> [Short exercise]: Exclude images, then output the remaining data verbatim.
--- START Source excerpt ---
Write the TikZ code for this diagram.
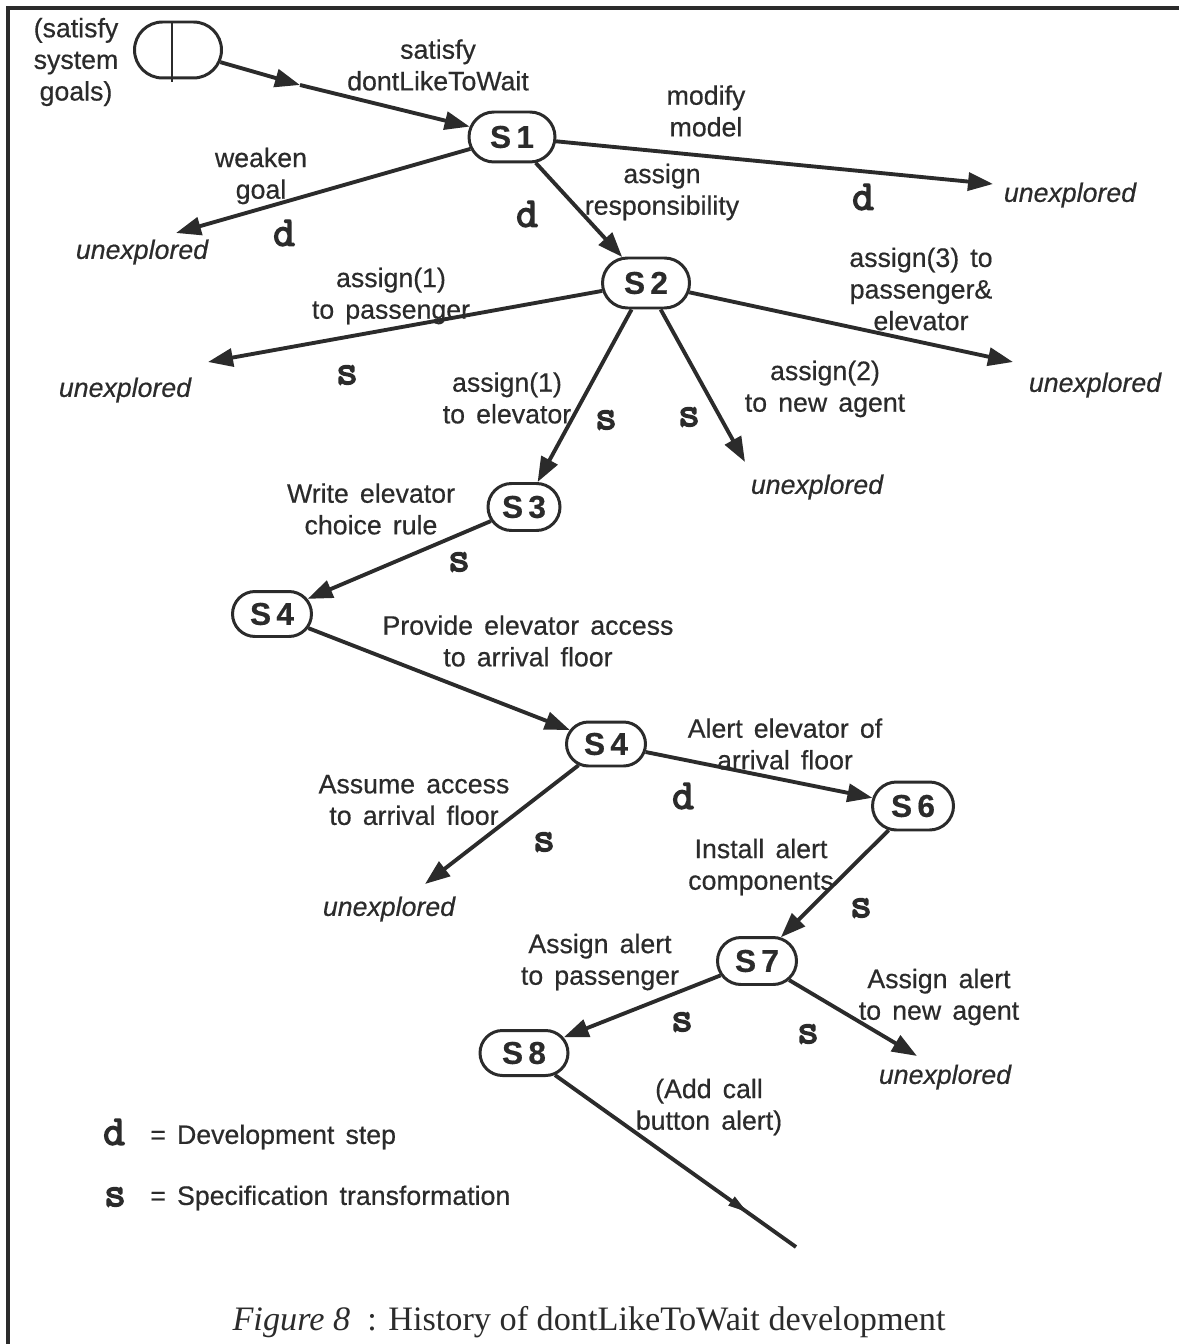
\documentclass[tikz,border=0pt]{standalone}
\usepackage{fontspec}
\setmainfont{Liberation Sans}[WordSpace=1.5, FakeBold=0.5]
\newfontfamily\codefont{Latin Modern Mono}[FakeBold=3.5]
\newfontfamily\capfont{Liberation Serif}
\usetikzlibrary{arrows.meta,shapes.misc,decorations.markings}

\definecolor{ink}{gray}{0.17}

\tikzset{
  stepnode/.style={rounded rectangle, draw=ink, line width=1.7pt, inner sep=0pt,
    text=ink, font=\fontsize{18}{18}\selectfont\bfseries},
  flow/.style={draw=ink, line width=2.2pt, -{Triangle[length=0.5cm,width=0.36cm]}},
  lab/.style={align=center, text=ink, inner sep=0pt, font=\fontsize{15.2}{18}\selectfont},
  unx/.style={text=ink, inner sep=0pt, font=\fontsize{15.2}{18}\selectfont\itshape},
  kind/.style={text=ink, inner sep=0pt, font=\codefont\fontsize{24}{24}\selectfont},
}

\begin{document}
\begin{tikzpicture}[x=0.02cm,y=-0.02cm]
\useasboundingbox (0,0) rectangle (1179,1344);

% frame
\draw[ink, line width=2.2pt] (8,1344) -- (8,8) -- (1179,8);

% states
\node[stepnode, minimum width=1.74cm, minimum height=1.12cm] (start) at (178,50) {};
\draw[ink, line width=1.5pt] (172,22) -- (172,82);
\node[lab] (startlab) at (76,62) {(satisfy\\system\\goals)};

\node[stepnode, minimum width=1.72cm, minimum height=1.0cm] (s1) at (512,137) {S\,1};
\node[stepnode, minimum width=1.74cm, minimum height=1.0cm] (s2) at (646,283) {S\,2};
\node[stepnode, minimum width=1.44cm, minimum height=0.94cm] (s3) at (524,507) {S\,3};
\node[stepnode, minimum width=1.58cm, minimum height=0.9cm] (s4a) at (272,614) {S\,4};
\node[stepnode, minimum width=1.58cm, minimum height=0.88cm] (s4b) at (606,744) {S\,4};
\node[stepnode, minimum width=1.62cm, minimum height=0.96cm] (s6) at (913,806) {S\,6};
\node[stepnode, minimum width=1.58cm, minimum height=0.94cm] (s7) at (757,961) {S\,7};
\node[stepnode, minimum width=1.76cm, minimum height=0.9cm] (s8) at (524,1053) {S\,8};

% unexplored branches
\node[unx] (u1) at (142,252) {unexplored};
\node[unx] (u2) at (1070,195) {unexplored};
\node[unx] (u3) at (125,390) {unexplored};
\node[unx] (u4) at (1095,385) {unexplored};
\node[unx] (u5) at (817,487) {unexplored};
\node[unx] (u6) at (389,909) {unexplored};
\node[unx] (u7) at (945,1077) {unexplored};

\coordinate (t1) at (176,233);
\coordinate (t2) at (993,184);
\coordinate (t3) at (208,362);
\coordinate (t4) at (1013,362);
\coordinate (t5) at (745,462);
\coordinate (t6) at (425,884);
\coordinate (t7) at (917,1056);
\coordinate (m0) at (300,85);
\coordinate (e8) at (796,1247);

% connectors
\draw[flow] (start) -- (m0);
\draw[flow] (m0) -- (s1);
\draw[flow] (s1) -- (t1);
\draw[flow] (s1) -- (t2);
\draw[flow] (s1) -- (s2);
\draw[flow] (s2) -- (t3);
\draw[flow] (s2) -- (t4);
\draw[flow] (s2) -- (s3);
\draw[flow] (s2) -- (t5);
\draw[flow] (s3) -- (s4a);
\draw[flow] (s4a) -- (s4b);
\draw[flow] (s4b) -- (t6);
\draw[flow] (s4b) -- (s6);
\draw[flow] (s6) -- (s7);
\draw[flow] (s7) -- (s8);
\draw[flow] (s7) -- (t7);
\draw[ink, line width=2.2pt, postaction={decorate},
  decoration={markings, mark=at position 0.8 with {\arrow{Triangle[length=0.4cm,width=0.2cm]}}}]
  (s8) -- (e8);

% edge labels
\node[lab] (l1) at (438,65) {satisfy\\dontLikeToWait};
\node[lab] (l2) at (706,111) {modify\\model};
\node[lab] (l3) at (261,176) {weaken\\goal};
\node[lab] (l4) at (662,192) {assign\\responsibility};
\node[lab] (l5) at (391,296) {assign(1)\\to passenger};
\node[lab] (l6) at (921,289) {assign(3) to\\passenger\&\\elevator};
\node[lab] (l7) at (507,398) {assign(1)\\to elevator};
\node[lab] (l8) at (825,389) {assign(2)\\to new agent};
\node[lab] (l9) at (371,509) {Write elevator\\choice rule};
\node[lab] (l10) at (528,641) {Provide elevator access\\to arrival floor};
\node[lab] (l11) at (785,744) {Alert elevator of\\arrival floor};
\node[lab] (l12) at (414,800) {Assume access\\to arrival floor};
\node[lab] (l13) at (761,867) {Install alert\\components};
\node[lab] (l14) at (600,962) {Assign alert\\to passenger};
\node[lab] (l15) at (939,997) {Assign alert\\to new agent};
\node[lab] (l16) at (709,1107) {(Add call\\button alert)};

% step kinds
\node[kind] (k1) at (284,233) {d};
\node[kind] (k2) at (527,214) {d};
\node[kind] (k3) at (863,197) {d};
\node[kind] (k4) at (347,375) {s};
\node[kind] (k5) at (606,420) {s};
\node[kind] (k6) at (689,417) {s};
\node[kind] (k7) at (459,562) {s};
\node[kind] (k8) at (683,796) {d};
\node[kind] (k9) at (544,842) {s};
\node[kind] (k10) at (861,908) {s};
\node[kind] (k11) at (682,1022) {s};
\node[kind] (k12) at (808,1034) {s};

% legend
\node[kind] (kd) at (114,1132) {d};
\node[lab, anchor=west] (ld) at (150,1137) {= Development step};
\node[kind] (ks) at (115,1197) {s};
\node[lab, anchor=west] (ls) at (150,1198) {= Specification transformation};

% caption
\node[text=ink, inner sep=0pt, font=\capfont\fontsize{19.5}{22}\selectfont] (cap) at (589,1322)
  {\textit{Figure 8}\ \ : History of dontLikeToWait development};
\end{tikzpicture}
\end{document}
--- END Source excerpt ---
> [Response]:
Write the TikZ code for this diagram.
\documentclass[tikz,border=0pt]{standalone}
\usepackage{fontspec}
\setmainfont{Liberation Sans}[WordSpace=1.5, FakeBold=0.5]
\newfontfamily\codefont{Latin Modern Mono}[FakeBold=3.5]
\newfontfamily\capfont{Liberation Serif}
\usetikzlibrary{arrows.meta,shapes.misc,decorations.markings}

\definecolor{ink}{gray}{0.17}

\tikzset{
  stepnode/.style={rounded rectangle, draw=ink, line width=1.7pt, inner sep=0pt,
    text=ink, font=\fontsize{18}{18}\selectfont\bfseries},
  flow/.style={draw=ink, line width=2.2pt, -{Triangle[length=0.5cm,width=0.36cm]}},
  lab/.style={align=center, text=ink, inner sep=0pt, font=\fontsize{15.2}{18}\selectfont},
  unx/.style={text=ink, inner sep=0pt, font=\fontsize{15.2}{18}\selectfont\itshape},
  kind/.style={text=ink, inner sep=0pt, font=\codefont\fontsize{24}{24}\selectfont},
}

\begin{document}
\begin{tikzpicture}[x=0.02cm,y=-0.02cm]
\useasboundingbox (0,0) rectangle (1179,1344);

% frame
\draw[ink, line width=2.2pt] (8,1344) -- (8,8) -- (1179,8);

% states
\node[stepnode, minimum width=1.74cm, minimum height=1.12cm] (start) at (178,50) {};
\draw[ink, line width=1.5pt] (172,22) -- (172,82);
\node[lab] (startlab) at (76,62) {(satisfy\\system\\goals)};

\node[stepnode, minimum width=1.72cm, minimum height=1.0cm] (s1) at (512,137) {S\,1};
\node[stepnode, minimum width=1.74cm, minimum height=1.0cm] (s2) at (646,283) {S\,2};
\node[stepnode, minimum width=1.44cm, minimum height=0.94cm] (s3) at (524,507) {S\,3};
\node[stepnode, minimum width=1.58cm, minimum height=0.9cm] (s4a) at (272,614) {S\,4};
\node[stepnode, minimum width=1.58cm, minimum height=0.88cm] (s4b) at (606,744) {S\,4};
\node[stepnode, minimum width=1.62cm, minimum height=0.96cm] (s6) at (913,806) {S\,6};
\node[stepnode, minimum width=1.58cm, minimum height=0.94cm] (s7) at (757,961) {S\,7};
\node[stepnode, minimum width=1.76cm, minimum height=0.9cm] (s8) at (524,1053) {S\,8};

% unexplored branches
\node[unx] (u1) at (142,252) {unexplored};
\node[unx] (u2) at (1070,195) {unexplored};
\node[unx] (u3) at (125,390) {unexplored};
\node[unx] (u4) at (1095,385) {unexplored};
\node[unx] (u5) at (817,487) {unexplored};
\node[unx] (u6) at (389,909) {unexplored};
\node[unx] (u7) at (945,1077) {unexplored};

\coordinate (t1) at (176,233);
\coordinate (t2) at (993,184);
\coordinate (t3) at (208,362);
\coordinate (t4) at (1013,362);
\coordinate (t5) at (745,462);
\coordinate (t6) at (425,884);
\coordinate (t7) at (917,1056);
\coordinate (m0) at (300,85);
\coordinate (e8) at (796,1247);

% connectors
\draw[flow] (start) -- (m0);
\draw[flow] (m0) -- (s1);
\draw[flow] (s1) -- (t1);
\draw[flow] (s1) -- (t2);
\draw[flow] (s1) -- (s2);
\draw[flow] (s2) -- (t3);
\draw[flow] (s2) -- (t4);
\draw[flow] (s2) -- (s3);
\draw[flow] (s2) -- (t5);
\draw[flow] (s3) -- (s4a);
\draw[flow] (s4a) -- (s4b);
\draw[flow] (s4b) -- (t6);
\draw[flow] (s4b) -- (s6);
\draw[flow] (s6) -- (s7);
\draw[flow] (s7) -- (s8);
\draw[flow] (s7) -- (t7);
\draw[ink, line width=2.2pt, postaction={decorate},
  decoration={markings, mark=at position 0.8 with {\arrow{Triangle[length=0.4cm,width=0.2cm]}}}]
  (s8) -- (e8);

% edge labels
\node[lab] (l1) at (438,65) {satisfy\\dontLikeToWait};
\node[lab] (l2) at (706,111) {modify\\model};
\node[lab] (l3) at (261,176) {weaken\\goal};
\node[lab] (l4) at (662,192) {assign\\responsibility};
\node[lab] (l5) at (391,296) {assign(1)\\to passenger};
\node[lab] (l6) at (921,289) {assign(3) to\\passenger\&\\elevator};
\node[lab] (l7) at (507,398) {assign(1)\\to elevator};
\node[lab] (l8) at (825,389) {assign(2)\\to new agent};
\node[lab] (l9) at (371,509) {Write elevator\\choice rule};
\node[lab] (l10) at (528,641) {Provide elevator access\\to arrival floor};
\node[lab] (l11) at (785,744) {Alert elevator of\\arrival floor};
\node[lab] (l12) at (414,800) {Assume access\\to arrival floor};
\node[lab] (l13) at (761,867) {Install alert\\components};
\node[lab] (l14) at (600,962) {Assign alert\\to passenger};
\node[lab] (l15) at (939,997) {Assign alert\\to new agent};
\node[lab] (l16) at (709,1107) {(Add call\\button alert)};

% step kinds
\node[kind] (k1) at (284,233) {d};
\node[kind] (k2) at (527,214) {d};
\node[kind] (k3) at (863,197) {d};
\node[kind] (k4) at (347,375) {s};
\node[kind] (k5) at (606,420) {s};
\node[kind] (k6) at (689,417) {s};
\node[kind] (k7) at (459,562) {s};
\node[kind] (k8) at (683,796) {d};
\node[kind] (k9) at (544,842) {s};
\node[kind] (k10) at (861,908) {s};
\node[kind] (k11) at (682,1022) {s};
\node[kind] (k12) at (808,1034) {s};

% legend
\node[kind] (kd) at (114,1132) {d};
\node[lab, anchor=west] (ld) at (150,1137) {= Development step};
\node[kind] (ks) at (115,1197) {s};
\node[lab, anchor=west] (ls) at (150,1198) {= Specification transformation};

% caption
\node[text=ink, inner sep=0pt, font=\capfont\fontsize{19.5}{22}\selectfont] (cap) at (589,1322)
  {\textit{Figure 8}\ \ : History of dontLikeToWait development};
\end{tikzpicture}
\end{document}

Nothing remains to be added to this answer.